### AIM OF THE EXERCISE
Sift the listing for lines that hold the string "matplotlib" and pull them out.

### RECORD LIST

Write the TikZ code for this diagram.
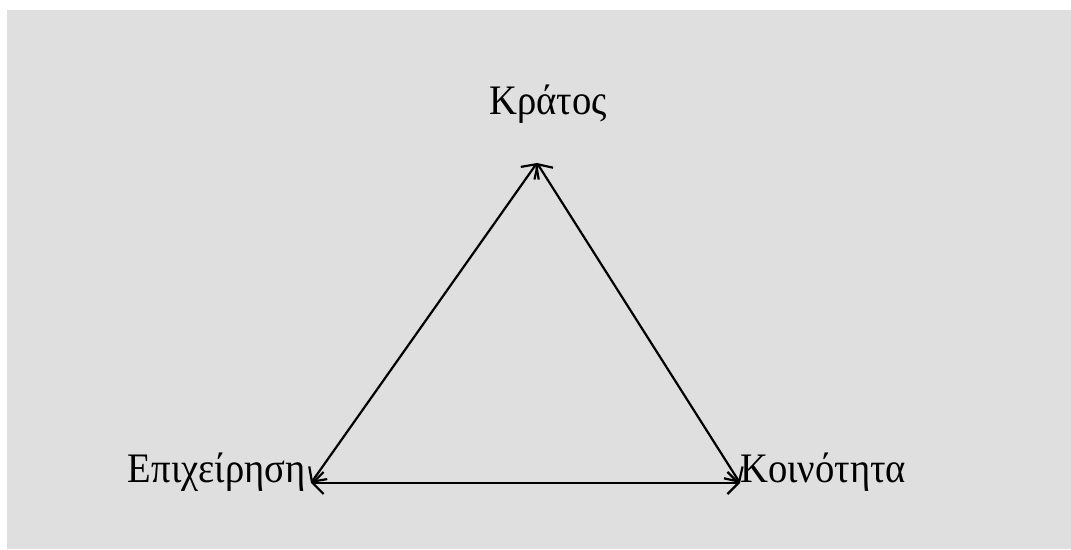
\documentclass[tikz,border=0pt]{standalone}
\usepackage{fontspec}
\setmainfont{Liberation Serif}
\usetikzlibrary{arrows.meta}
\definecolor{bggray}{HTML}{DFDFDF}
\newcommand{\narrowtxt}[1]{\scalebox{0.92}[1]{#1}}
\begin{document}
\begin{tikzpicture}[x=1pt,y=1pt,
  lbl/.style={inner sep=0pt,font=\fontsize{42}{48}\selectfont},
  link/.style={line width=2.2pt,{Straight Barb[length=11pt,width=22pt]}-{Straight Barb[length=11pt,width=22pt]}}]
\useasboundingbox (0,0) rectangle (1071,549);
\fill[bggray] (7,0) rectangle (1071,539);
\coordinate (A) at (537,386);
\coordinate (L) at (311,66);
\coordinate (R) at (740,66);
\node[lbl,anchor=base] (kratos) at (548,434) {\narrowtxt{Κράτος}};
\node[lbl,anchor=base east] (epix) at (306,66) {\narrowtxt{Επιχείρηση}};
\node[lbl,anchor=base west] (koin) at (740,66) {\narrowtxt{Κοινότητα}};
\draw[link] (A) -- (L);
\draw[link] (A) -- (R);
\draw[link] (L) -- (R);
\end{tikzpicture}
\end{document}
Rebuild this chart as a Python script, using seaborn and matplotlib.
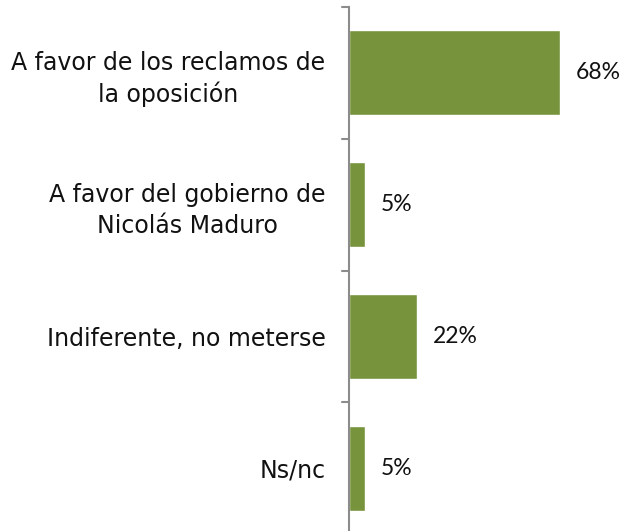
import numpy as np
import pandas as pd
import matplotlib
matplotlib.use("Agg")
import matplotlib.pyplot as plt
import seaborn as sns

# data
categories = ["A favor de los reclamos de\nla oposición",
              "A favor del gobierno de\nNicolás Maduro",
              "Indiferente, no meterse",
              "Ns/nc"]
values = [68, 5, 22, 5]

df = pd.DataFrame({"Respuesta": categories, "Porcentaje": values})

sns.set_style("white")
plt.rcParams["font.family"] = ["DejaVu Sans"]

fig = plt.figure(figsize=(6.2, 5.31), dpi=100)
ax = fig.add_axes([349 / 620, -3 / 531, 248 / 620, 527 / 531])

sns.barplot(data=df, x="Porcentaje", y="Respuesta", color="#77933C",
            width=0.645, saturation=1, ax=ax)

ax.set_xlim(0, 80)
ax.set_ylim(len(categories) - 0.5, -0.5)
ax.set_xlabel("")
ax.set_ylabel("")
ax.set_xticks([])

# category labels
ax.set_yticks(range(len(categories)))
ax.set_yticklabels(categories, fontsize=17, color="#111111", ha="right",
                   multialignment="center", linespacing=1.35)
ax.tick_params(axis="y", length=0, pad=17)

# boundary ticks on the axis
for b in np.arange(-0.5, len(categories), 1):
    ax.plot([-2.4, 0], [b, b], color="#8c8c8c", lw=1.5, clip_on=False)

for side in ["top", "right", "bottom"]:
    ax.spines[side].set_visible(False)
ax.spines["left"].set_color("#8c8c8c")
ax.spines["left"].set_linewidth(1.5)

# value labels (narrower font, like the original)
for i, v in enumerate(values):
    ax.annotate(f"{v}%", (v, i), xytext=(11.5, 0), textcoords="offset points",
                va="center", ha="left", fontsize=16.5, color="#111111",
                family=["Lato", "DejaVu Sans"])

fig.savefig("out.png", dpi=100)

### TASK RESULT
Rebuild this chart as a Python script, using seaborn and matplotlib.
import matplotlib
matplotlib.use("Agg")
import matplotlib.pyplot as plt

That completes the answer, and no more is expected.